WHAT IS ASKED -
Each line that holds the word "with" counts once; report the total and nothing else.

SUPPLIED MATERIAL -
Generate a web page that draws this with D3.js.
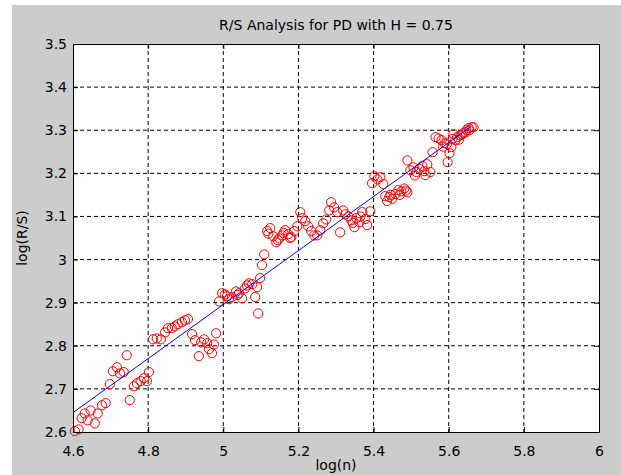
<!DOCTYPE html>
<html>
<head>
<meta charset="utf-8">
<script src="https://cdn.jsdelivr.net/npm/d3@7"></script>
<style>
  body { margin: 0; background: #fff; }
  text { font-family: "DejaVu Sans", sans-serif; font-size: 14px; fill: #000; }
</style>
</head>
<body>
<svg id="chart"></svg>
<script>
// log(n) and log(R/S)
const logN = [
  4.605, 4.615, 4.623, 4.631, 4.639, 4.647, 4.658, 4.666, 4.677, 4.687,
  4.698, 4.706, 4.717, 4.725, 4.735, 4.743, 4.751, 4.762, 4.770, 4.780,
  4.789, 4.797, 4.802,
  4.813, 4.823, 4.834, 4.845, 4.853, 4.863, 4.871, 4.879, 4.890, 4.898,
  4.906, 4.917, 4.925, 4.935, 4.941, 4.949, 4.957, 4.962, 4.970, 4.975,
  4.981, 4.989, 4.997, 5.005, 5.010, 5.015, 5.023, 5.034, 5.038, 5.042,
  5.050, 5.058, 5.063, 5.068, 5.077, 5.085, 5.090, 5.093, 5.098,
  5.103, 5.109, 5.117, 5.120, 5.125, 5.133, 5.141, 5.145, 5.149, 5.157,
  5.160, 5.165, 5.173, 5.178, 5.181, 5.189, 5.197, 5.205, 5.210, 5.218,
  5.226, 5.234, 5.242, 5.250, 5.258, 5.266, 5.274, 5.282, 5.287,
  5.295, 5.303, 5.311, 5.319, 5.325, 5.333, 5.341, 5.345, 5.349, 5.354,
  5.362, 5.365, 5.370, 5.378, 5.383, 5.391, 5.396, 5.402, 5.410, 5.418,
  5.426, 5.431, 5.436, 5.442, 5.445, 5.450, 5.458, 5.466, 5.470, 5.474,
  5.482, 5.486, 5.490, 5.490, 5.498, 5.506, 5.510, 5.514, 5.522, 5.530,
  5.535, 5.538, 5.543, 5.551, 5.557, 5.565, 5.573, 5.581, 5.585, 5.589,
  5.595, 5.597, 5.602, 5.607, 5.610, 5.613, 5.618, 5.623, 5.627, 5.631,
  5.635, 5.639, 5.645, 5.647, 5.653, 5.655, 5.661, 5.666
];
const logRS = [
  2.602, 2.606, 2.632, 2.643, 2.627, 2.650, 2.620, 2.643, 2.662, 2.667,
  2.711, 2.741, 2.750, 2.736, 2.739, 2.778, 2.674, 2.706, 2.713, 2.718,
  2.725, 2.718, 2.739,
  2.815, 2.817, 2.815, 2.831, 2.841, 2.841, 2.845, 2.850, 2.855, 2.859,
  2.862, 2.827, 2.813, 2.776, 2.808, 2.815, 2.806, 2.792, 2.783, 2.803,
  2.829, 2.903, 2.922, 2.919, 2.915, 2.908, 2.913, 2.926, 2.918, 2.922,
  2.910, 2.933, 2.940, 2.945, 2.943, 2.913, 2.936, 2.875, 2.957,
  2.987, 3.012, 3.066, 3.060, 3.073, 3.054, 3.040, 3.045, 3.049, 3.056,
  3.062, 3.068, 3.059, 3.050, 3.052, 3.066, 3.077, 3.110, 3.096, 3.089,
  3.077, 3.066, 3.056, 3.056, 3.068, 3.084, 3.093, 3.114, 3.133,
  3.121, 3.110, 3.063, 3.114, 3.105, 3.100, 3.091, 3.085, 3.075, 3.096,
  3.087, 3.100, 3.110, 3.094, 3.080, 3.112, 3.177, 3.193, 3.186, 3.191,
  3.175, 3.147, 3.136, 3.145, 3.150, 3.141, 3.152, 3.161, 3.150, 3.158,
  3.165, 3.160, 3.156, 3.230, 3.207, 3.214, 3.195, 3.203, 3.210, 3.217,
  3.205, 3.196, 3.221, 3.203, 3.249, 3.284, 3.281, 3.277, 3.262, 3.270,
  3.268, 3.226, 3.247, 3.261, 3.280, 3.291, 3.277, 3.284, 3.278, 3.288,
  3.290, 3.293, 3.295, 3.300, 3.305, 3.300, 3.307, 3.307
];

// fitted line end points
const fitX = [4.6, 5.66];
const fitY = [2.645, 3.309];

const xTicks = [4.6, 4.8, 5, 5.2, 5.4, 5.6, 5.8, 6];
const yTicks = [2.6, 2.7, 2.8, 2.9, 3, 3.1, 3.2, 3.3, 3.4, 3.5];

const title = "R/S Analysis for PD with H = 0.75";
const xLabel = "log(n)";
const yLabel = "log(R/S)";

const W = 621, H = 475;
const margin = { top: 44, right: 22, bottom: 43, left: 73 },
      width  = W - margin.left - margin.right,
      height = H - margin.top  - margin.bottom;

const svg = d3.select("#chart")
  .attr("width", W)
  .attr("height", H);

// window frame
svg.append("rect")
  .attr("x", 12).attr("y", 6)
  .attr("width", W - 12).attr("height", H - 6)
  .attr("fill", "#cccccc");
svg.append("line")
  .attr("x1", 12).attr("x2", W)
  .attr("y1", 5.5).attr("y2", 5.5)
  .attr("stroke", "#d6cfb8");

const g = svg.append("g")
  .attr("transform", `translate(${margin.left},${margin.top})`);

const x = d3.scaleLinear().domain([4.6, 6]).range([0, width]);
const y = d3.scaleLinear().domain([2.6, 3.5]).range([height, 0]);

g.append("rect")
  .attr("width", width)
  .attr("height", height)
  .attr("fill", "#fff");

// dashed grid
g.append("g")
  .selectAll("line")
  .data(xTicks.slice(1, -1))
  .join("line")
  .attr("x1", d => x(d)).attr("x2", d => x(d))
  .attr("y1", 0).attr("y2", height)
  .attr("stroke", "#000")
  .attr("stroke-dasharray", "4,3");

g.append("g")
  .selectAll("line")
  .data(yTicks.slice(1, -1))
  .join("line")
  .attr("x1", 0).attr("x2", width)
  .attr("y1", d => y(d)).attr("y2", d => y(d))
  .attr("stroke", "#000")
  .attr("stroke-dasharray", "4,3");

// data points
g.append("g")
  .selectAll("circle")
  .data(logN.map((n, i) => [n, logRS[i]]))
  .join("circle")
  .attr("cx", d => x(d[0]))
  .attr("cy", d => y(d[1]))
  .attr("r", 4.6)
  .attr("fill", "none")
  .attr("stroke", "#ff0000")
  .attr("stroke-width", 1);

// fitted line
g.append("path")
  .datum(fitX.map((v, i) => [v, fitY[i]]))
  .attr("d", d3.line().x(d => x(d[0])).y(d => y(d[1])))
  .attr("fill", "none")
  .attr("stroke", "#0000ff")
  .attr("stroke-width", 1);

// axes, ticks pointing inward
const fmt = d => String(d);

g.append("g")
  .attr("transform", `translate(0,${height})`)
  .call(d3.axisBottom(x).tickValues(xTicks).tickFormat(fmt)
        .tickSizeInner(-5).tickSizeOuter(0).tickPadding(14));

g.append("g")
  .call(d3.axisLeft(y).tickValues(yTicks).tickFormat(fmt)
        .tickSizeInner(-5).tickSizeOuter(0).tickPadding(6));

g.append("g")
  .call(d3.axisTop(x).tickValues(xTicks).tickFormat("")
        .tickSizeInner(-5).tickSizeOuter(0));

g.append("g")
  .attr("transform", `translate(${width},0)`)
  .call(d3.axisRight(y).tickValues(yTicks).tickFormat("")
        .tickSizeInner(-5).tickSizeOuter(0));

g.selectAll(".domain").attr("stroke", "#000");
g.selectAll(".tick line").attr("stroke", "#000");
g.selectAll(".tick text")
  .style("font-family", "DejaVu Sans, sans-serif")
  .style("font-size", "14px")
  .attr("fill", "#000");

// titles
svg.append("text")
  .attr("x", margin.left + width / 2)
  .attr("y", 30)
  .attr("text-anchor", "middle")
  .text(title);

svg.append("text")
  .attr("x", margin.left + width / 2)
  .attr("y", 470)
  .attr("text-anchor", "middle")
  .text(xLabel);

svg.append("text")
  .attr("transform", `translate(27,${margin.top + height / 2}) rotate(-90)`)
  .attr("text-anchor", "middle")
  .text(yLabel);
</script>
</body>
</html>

WRITTEN REPLY -
2